Optimal Decision-Theoretic Classification Using Non-Decomposable Performance Metrics

In contrast, decomposable metrics such as accuracy evaluated on set of examples can be decomposed into a sum of per-example accuracies. Non-decomposability of a performance metric is often desirable as it enables a nonlinear tradeoff between the overall confusion matrix entries: true positives (TP), false positives (FP), true negatives (TN) and false negatives (FN). As a result, non-decomposable performance metrics remain popular for imbalanced and rare event classification in medical diagnosis, fraud detection, information retrieval applications [Lewis and Gale, 1994, Drummond and Holte, 2005, Gu et al., 2009, He and Garcia, 2009], and in other problems where the practitioner is interested in measuring tradeoffs beyond standard classification accuracy. A recent flurry of theoretical results and practical algorithms highlights a growing interest in understanding and optimizing non-decomposable metrics [Dembczynski et al., 2011, Ye et al., 2012, Koyejo et al., 2014, Narasimhan et al., 2014]. Existing theoretical analysis has focused on two distinct approaches for characterizing the population version of the non-decomposable metrics: identified by Ye et al. [2012] as decision theoretic analysis (DTA) and empirical utility maximization (EUM). DTA population utilities measure the expected gain of a classifier on a fixed-size test set, while EUM population utilities are a function 1 of the population confusion matrix. In other words, DTA population utilities measure the the average utility over an infinite set of test sets, each of a fixed size, while EUM population utilities evaluate the performance of a classifier over a single infinitely large test set.
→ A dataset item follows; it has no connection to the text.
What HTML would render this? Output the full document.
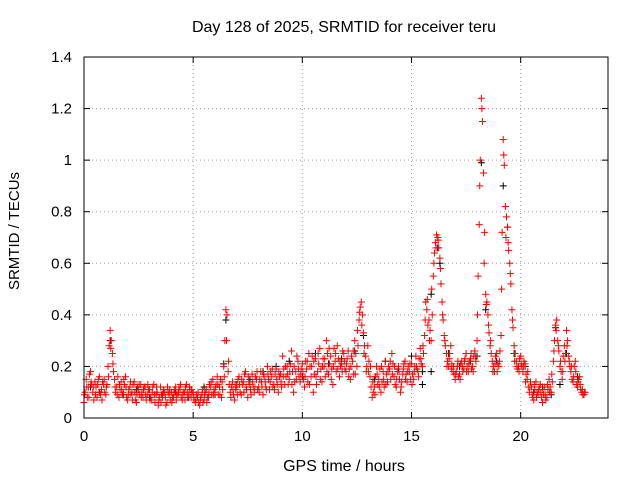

It has recently been shown that for EUM based population utilities, the optimal classifier for large classes of non-decomposable binary classification metrics is just the sign of the thresholded conditional probability of the positive class with a metric-dependent threshold [Koyejo et al., 2014, Narasimhan et al., 2014]. In addition, practical algorithms have been proposed for such EUM consistent classification based on direct optimization for the threshold on a held-out validation set.